O contabilista diz que enxerga tudo como os outros apesar do pescoço ser virado.
Devido a um problema
genético, Cláudio Vieira de Oliveira, 37, de Monte Santo (BA), nasceu
com o pescoço envergado para trás --mas enxerga como as pessoas
comuns. Depois de aprender a ler e a escrever usando um lápis na boca,
formou-se em contabilidade e hoje é suplente de diretor fiscal do
Sindicato dos Contabilistas da Bahia. Seu principal trabalho, no
entanto, é ministrar palestras motivacionais.
Nasci em casa, de parto
normal, em Monte Santo, cidade do sertão da Bahia que foi quartel
general do Exército durante a Guerra de Canudos, em 1897.
O parto foi muito
difícil e quase custou a vida de minha mãe. Minha avó, parteira, tentou
fazer o parto, mas não conseguiu porque eu estava numa posição difícil.
Foi quando apareceu um
estudante de medicina, José Valdo Barreto, que conseguiu me trazer ao
mundo. Minha mãe desmaiou após o parto. Zé Valdo quase desmaiou. Nasci
com braços e pernas atrofiados, acharam que eu não ia vingar e me
levaram às pressas para batizar. Houve quem incentivasse meus pais a não
me alimentar. Achavam que, além de dar muito trabalho, eu acabaria
vegetando.
Comecei a me interessar
pelos estudos aos seis anos, ao observar meus irmãos fazendo atividades
escolares. Pedi à minha mãe que me colocasse na escola, mas ela se
esquivava, pois tinha medo da reação dos alunos.
Como persisti, ela
procurou uma pessoa para me dar aula particular. Assim, aprendi o
alfabeto e comecei a formar as primeiras palavras, tudo com a boca.
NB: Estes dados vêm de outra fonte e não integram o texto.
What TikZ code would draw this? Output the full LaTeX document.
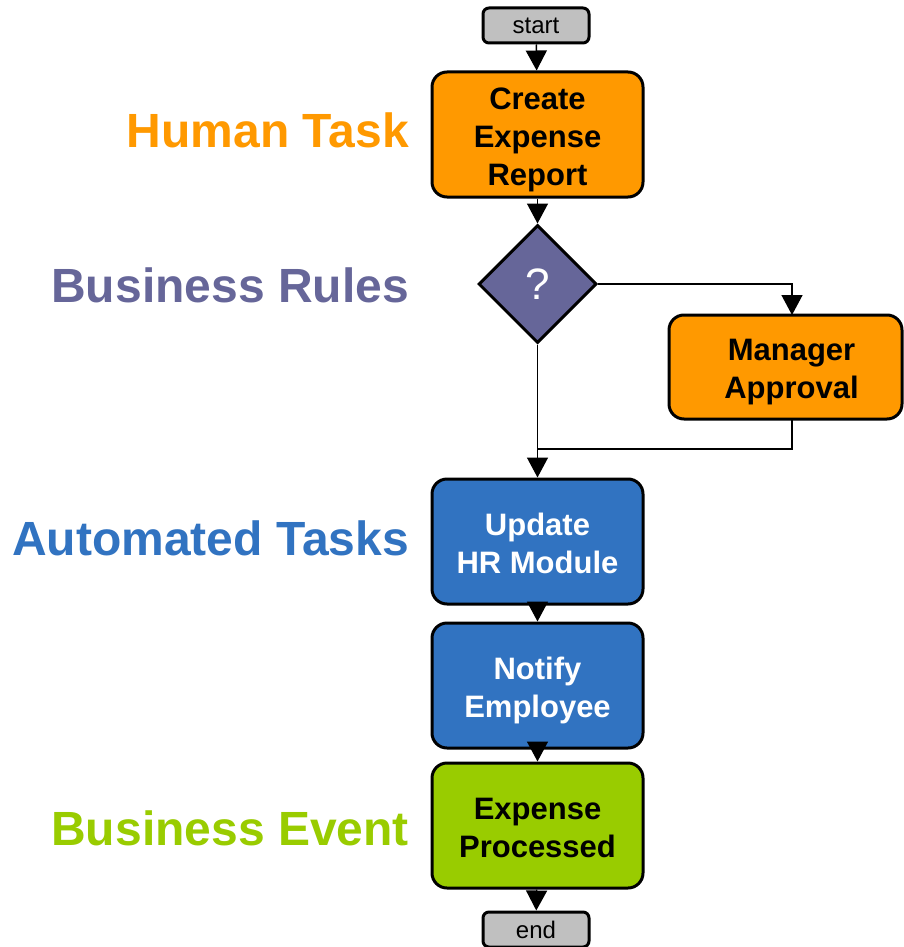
\documentclass[tikz,border=0pt]{standalone}
\usepackage{fontspec}
\setmainfont{Liberation Sans}
\usetikzlibrary{shapes.geometric,arrows.meta}
\definecolor{corange}{HTML}{FF9900}
\definecolor{cpurple}{HTML}{666699}
\definecolor{cblue}{HTML}{3173C1}
\definecolor{cgreen}{HTML}{99CC00}
\definecolor{cgray}{HTML}{C0C0C0}
\newcommand\boxlines[1]{\raisebox{0pt}[\dimexpr\height+10pt\relax][\depth]{\begin{tabular}{@{}c@{}}#1\end{tabular}}}
\tikzset{
  taskbox/.style={draw=black, line width=3pt, rounded corners=15pt, minimum width=211pt, minimum height=125pt, align=center, inner sep=0pt, font=\fontsize{31}{38}\selectfont\bfseries},
  termbox/.style={draw=black, fill=cgray, line width=3pt, rounded corners=6pt, minimum width=106pt, minimum height=35pt, inner sep=0pt, font=\fontsize{24}{28}\selectfont},
  decision/.style={diamond, draw=black, fill=cpurple, line width=3pt, minimum width=118pt, minimum height=118pt, inner sep=0pt, text=white, font=\fontsize{44}{48}\selectfont},
  lanelabel/.style={anchor=base east, inner sep=0pt, font=\fontsize{48}{52}\selectfont\bfseries},
  flow/.style={line width=1.5pt, -{Triangle[length=20pt,width=21pt]}},
  plainline/.style={line width=1.5pt}
}
\begin{document}
\begin{tikzpicture}[x=1pt,y=-1pt]
\useasboundingbox (0,0) rectangle (903,947);
\fill[white] (0,0) rectangle (903,947);
% nodes
\node[termbox] (start) at (536,25.5) {start};
\node[taskbox, fill=corange] (create) at (537.5,134.5) {\boxlines{Create\\Expense\\Report}};
\node[decision] (dec) at (537.5,284) {?};
\node[taskbox, fill=corange, minimum width=233pt, minimum height=104pt] (mgr) at (785.5,367) {\hspace*{12pt}\boxlines{Manager\\Approval}};
\node[taskbox, fill=cblue, text=white] (hr) at (537.5,541.5) {\boxlines{Update\\HR Module}};
\node[taskbox, fill=cblue, text=white] (notify) at (537.5,685.5) {\boxlines{Notify\\Employee}};
\node[taskbox, fill=cgreen] (proc) at (537.5,825.5) {\boxlines{Expense\\Processed}};
\node[termbox] (end) at (536,929.5) {end};
% labels
\node[lanelabel, text=corange] (l1) at (409,147) {Human Task};
\node[lanelabel, text=cpurple] (l2) at (409,302) {Business Rules};
\node[lanelabel, text=cblue] (l3) at (409,555.5) {Automated Tasks};
\node[lanelabel, text=cgreen] (l4) at (409,845) {Business Event};
% connectors
\coordinate (mgrin) at (792,315);
\coordinate (mgrout) at (792,419);
\coordinate (join) at (537.5,449);
\draw[flow] (start) -- (create);
\draw[flow] (create) -- (dec.north);
\draw[flow] (dec.east) -| (mgrin);
\draw[flow] (dec.south) -- (hr.north);
\draw[plainline] (mgrout) |- (join);
\draw[flow] (hr) -- (notify);
\draw[flow] (notify) -- (proc);
\draw[flow] (proc) -- (end);
\end{tikzpicture}
\end{document}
Estudei e me formei em contabilidade em 2004. Na escola e na faculdade, sempre tive o apoio de todos.
Por ficar com a cabeça
para baixo quando estou em pé, muitas pessoas acham que vejo tudo de
cabeça para baixo, mas não é assim. Vejo como as pessoas normais.
Em casa, leio revistas,
livros e assisto TV, deitado ou em pé. Com uma caneta na boca, digito no
computador. Me alimento sozinho, minha comida fica num prato e como só
com a boca, sem talheres; bebo líquido também sozinho, com um canudo.
Ando com um sapato
especial, feito no hospital da Rede Sarah em Salvador, onde aprendi a me
adaptar e fazer minhas tarefas sozinho.
Dependo de outras
pessoas para ir ao banheiro e na hora de sair, quando tenho de ser
conduzido pelos braços. Mas a cada dia adquiro peso e vai ficando mais
difícil sair.
Na minha casa, todos se dividem para me ajudar, não faltam voluntários.
Em 2000, tive uma das
maiores emoções da minha vida: conheci o papa João Paulo 2º. Um
amigo escreveu para o Vaticano relatando minha história e fui para Roma
com ajuda de amigos e familiares. Encontrei o papa na praça São Pedro.
Ele me deu um terço, disse que ia orar por mim e me deu a bênção.
Neste ano, tive outra
grande emoção, na Jornada Mundial da Juventude, quando conheci o papa
Francisco. Depois de muita dificuldade para passar, fiquei com outras
pessoas esperando ele ir em direção ao hospital.
Eu e meus amigos
gritamos para ele, que chegou até mim, me abraçou e fez o sinal da cruz
na minha testa. "Sinta-se abençoado", falou.
Em 2009, conheci o Zico, meu ídolo, no Maracanã. Sou flamenguista.
Meu trabalho é dar
palestras motivacionais em empresas. Acho que nasci designado a cumprir
uma missão: ser exemplo de perseverança e superação. Mostro que podemos
enfrentar todos os problemas e obstáculos. Temos que aceitar a vida e
vivê-la.
Gosto de sair com os
amigos, danço, namoro, viajo, faço tudo. Essa motivação é fruto de minha
família, que nunca me enxergou como um deficiente. Isso me fortalece.